Sri Ramana and Marital Garland of Letters
In the classic Tamil poem, “The Marital Garland of Letters” the Sage of Arunachala, Sri Ramana Maharshi, chides the Divine Beloved in some of the verses and apologizes for having done so in other verses. He begs Arunachala to fully embrace him (as the devotee) and utterly consume him in love; Because only then he will have peace.
Verse 23. “Sweet fruit within my hands, let me be mad with ecstasy, drunk with the bliss of Thy essence, Oh Arunachala!”
Verse 34. “Unless Thou embrace me, I shall melt away in tears of anguish, Oh Arunachala!”
Verse 60. “In my unloving self Thou didst create a passion for Thee; therefore forsake me not, Oh Arunachala!”
Hindu Mystical Bhakti Poetry
The love pattern of alternating between despair and ecstasy (Does She/He love me or love me not), joy and sadness (When will the Goddess/Divine Beloved visit again) is common in the poetry of many Hindu saints and mystics. Even the seeming confusion about the relationship itself, which makes the devotee beg sometimes for love and other times actually blame, chide, and command the Goddess/Divine Beloved, can be seen in some of the poems including the Marital Garland of Letters.

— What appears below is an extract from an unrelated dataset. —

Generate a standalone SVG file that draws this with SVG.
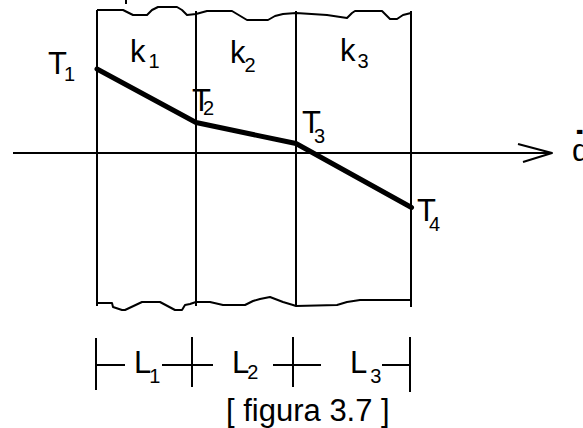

Although the Marital Garland of Letters by Sri Ramana is embedded in the Indian spiritual, historical, and cultural context, the symbolism of a lover who is in complete despair because of an incomplete consummation with her/his beloved is universally understood.
People who are in love with and fascinated by the mystery of consciousness have felt that mysterious pull of the Heart from within themselves. Who can really explain ways of the Divine and the different forms She/He manifests in.
What is the first step on this path of love? No one can say for sure. Was it the smile and look of a Sage, the grace of the Divine Mother, the kiss of the Goddess, or the kindness of a teacher or a friend? There must be many possibilities that make us aware of the Heart within, whose nature is Sat-Chit-Ananda, that which is the source of the ultimate bliss.
This memory once awakened brings upon the experience of pure being, and attracts the devotee to the truth of her/his own nature. This gentle pull within makes itself felt. It does not let go until the Truth of one’s own Heart is recognized, and there is nothing left to let go.
Some say that it is the Goddess Herself, who takes the devotee into the Heart and then reveals Herself as the Universal Heart. The complete identity between the devotee, the Goddess, and the Heart thus established, everything disappears. There is only that Heart of Love and Fullness, eternal consciousness completely at rest in its own nature.
Knowing That is Self-Knowledge. That is the final consummation.
“I came to feed on Thee, but Thou hast fed on me; now there is peace, Oh Arunachala!” Verse 28. Marital Garland of Letters.
NOTE: Some of the verses on the Goddess in this article are from a longer poem on the Goddess by Dr. Harsh K. Luthar.